Business travelers rarely notice, but the cities that they typically fly to and rent autos have HUGE taxes on car rentals and hotel rooms. It's a pretty bad government idea that is used everywhere – tax visitors instead of local residents. Get the people who have to come here pay for the schools and roads and policing for those who have to live here…
A recent business trip to Los Angeles area shows that car rental tax is 11.11% and then 2.5% Tourism Assessment Fee. Yikes! But as a resident of MA, will the Long Beach mayor really take my complaint seriously? Not likely.
But there's a big hole emerging in the fairness of that policy.
Car-sharing users are hurt by this regressive tax, especially when the lifestyle they engender helps the environment. As the service becomes more popular in the U.S., customers of companies such as Zipcar Incorporated (based in Cambridge, Mass.) feel slighted by their local governments. These services also play well in university settings so students don't have to feel compelled to own a car, but can get one when they need it. According to the Wall Street Journal (sub. required) total costs have surged in places such as Pittsburgh, Seattle and Chicago, and many customers are fearing, soon their location as well.
For example in Pittsburgh, a two-hour drive with a car from Zipcar, now costs $22, instead of $18 before. Seattle now $21, before $19. [Avis would rent me their cheapest car for 2 hours in Pittsburgh for $47.59].

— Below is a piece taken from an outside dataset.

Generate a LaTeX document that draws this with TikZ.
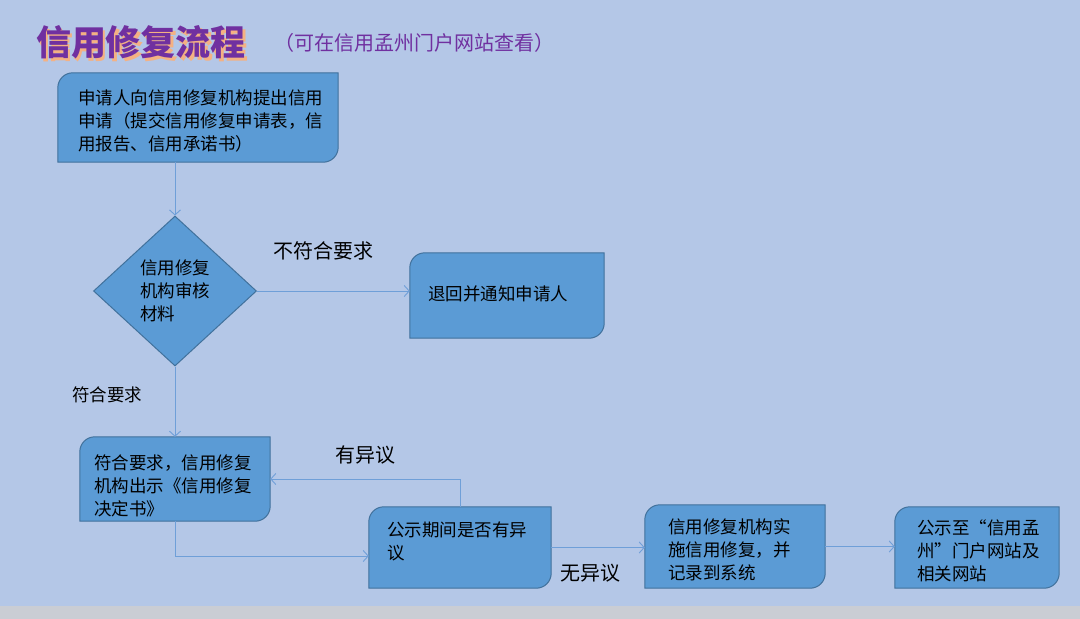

There are two issues: is sharing renting? and therefore shouldn't be taxed as a rental, and
is sharing green? and therefore we should be using tax policy to encourage carbon-reducing activity.
Is Sharing Renting?
Yes and no. First of all, only members can rent cars. Rental fees are used to encourage members to keep the cars available for others and use it only as required. Because of this, ZipCars are a rental process, even if they serve markets that the nationals use pricing to signal that they really don't want to service the hourly market.
Is sharing green?
As compared to car ownership? Owning a car is not the carbon producing process – it's the driving of the vehicle – and vehicle renters and vehicle owners drive about the same.
What should ZipCar do?
ZipCar should show how they're serving poor user markets – students, urban poor and the like. They should ask municipalities for tax relief because of the social good they do in terms of keeping owned but rarely used cars off streets and out of the over-crowded urban parking garages. They should urge their customers to write their councilors and make a tax exemption for car sharing services. They should position the alternative of taxing daytime parking downtown to get tax money from the surburban commuter who should be taking public transit.
That's the basis for relief, not some whining about being green, which is not true.